Provided material -
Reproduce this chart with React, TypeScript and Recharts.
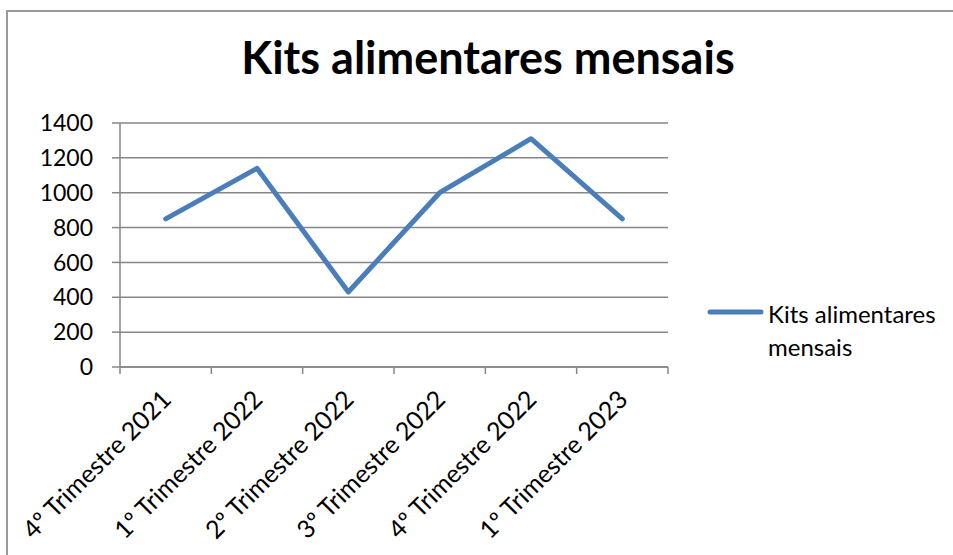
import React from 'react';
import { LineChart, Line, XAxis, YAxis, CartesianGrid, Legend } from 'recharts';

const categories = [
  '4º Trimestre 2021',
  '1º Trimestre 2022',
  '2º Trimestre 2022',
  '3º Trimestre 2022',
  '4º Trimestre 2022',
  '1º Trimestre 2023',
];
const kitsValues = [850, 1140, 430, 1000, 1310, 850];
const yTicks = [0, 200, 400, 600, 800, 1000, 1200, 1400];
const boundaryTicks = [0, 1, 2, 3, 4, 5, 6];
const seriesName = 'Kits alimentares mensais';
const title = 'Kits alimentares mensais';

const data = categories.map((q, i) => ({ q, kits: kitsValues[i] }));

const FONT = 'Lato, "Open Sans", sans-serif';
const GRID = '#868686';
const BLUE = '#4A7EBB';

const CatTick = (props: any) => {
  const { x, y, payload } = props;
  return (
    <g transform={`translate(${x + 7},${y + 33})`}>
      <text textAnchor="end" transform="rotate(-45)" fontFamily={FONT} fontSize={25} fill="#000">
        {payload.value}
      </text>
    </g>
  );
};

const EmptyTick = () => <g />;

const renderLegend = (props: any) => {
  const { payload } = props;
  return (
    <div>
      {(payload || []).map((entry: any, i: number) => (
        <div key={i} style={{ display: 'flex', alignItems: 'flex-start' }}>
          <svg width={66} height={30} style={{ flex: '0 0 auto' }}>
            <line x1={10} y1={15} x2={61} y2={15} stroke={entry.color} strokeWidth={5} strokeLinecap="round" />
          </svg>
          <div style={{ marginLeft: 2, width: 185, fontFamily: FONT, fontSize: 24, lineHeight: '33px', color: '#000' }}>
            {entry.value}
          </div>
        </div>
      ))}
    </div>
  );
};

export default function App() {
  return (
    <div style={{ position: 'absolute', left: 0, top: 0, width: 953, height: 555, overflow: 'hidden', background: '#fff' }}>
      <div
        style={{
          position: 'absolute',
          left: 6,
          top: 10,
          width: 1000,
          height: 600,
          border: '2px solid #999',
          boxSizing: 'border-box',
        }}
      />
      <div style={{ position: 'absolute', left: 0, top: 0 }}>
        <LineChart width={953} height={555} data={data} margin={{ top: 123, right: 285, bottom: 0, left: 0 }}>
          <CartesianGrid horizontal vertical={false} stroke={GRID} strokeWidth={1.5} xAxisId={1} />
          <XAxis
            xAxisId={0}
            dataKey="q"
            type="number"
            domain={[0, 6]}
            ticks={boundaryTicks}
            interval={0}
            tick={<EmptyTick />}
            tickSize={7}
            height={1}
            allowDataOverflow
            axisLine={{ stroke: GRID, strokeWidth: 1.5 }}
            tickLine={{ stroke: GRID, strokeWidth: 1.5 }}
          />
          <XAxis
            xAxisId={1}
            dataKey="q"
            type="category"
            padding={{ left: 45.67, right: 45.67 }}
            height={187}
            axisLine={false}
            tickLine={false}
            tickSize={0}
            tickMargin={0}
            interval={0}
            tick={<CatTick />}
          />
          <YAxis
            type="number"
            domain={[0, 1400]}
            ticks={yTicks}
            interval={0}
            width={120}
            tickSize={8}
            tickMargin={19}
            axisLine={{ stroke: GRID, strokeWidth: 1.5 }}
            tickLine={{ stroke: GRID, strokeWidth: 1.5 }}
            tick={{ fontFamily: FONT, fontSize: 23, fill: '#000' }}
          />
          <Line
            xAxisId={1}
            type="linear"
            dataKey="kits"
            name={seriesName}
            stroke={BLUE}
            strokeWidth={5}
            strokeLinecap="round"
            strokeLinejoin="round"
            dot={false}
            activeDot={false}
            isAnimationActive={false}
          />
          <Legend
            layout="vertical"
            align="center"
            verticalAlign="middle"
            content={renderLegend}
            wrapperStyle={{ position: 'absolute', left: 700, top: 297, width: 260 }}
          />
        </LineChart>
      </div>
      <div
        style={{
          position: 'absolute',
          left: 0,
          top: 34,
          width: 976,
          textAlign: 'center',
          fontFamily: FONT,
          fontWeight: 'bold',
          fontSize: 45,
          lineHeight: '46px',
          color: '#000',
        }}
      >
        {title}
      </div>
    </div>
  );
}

Exercise description - State the number of lines that contain the string "React", with no other words.

The output - 2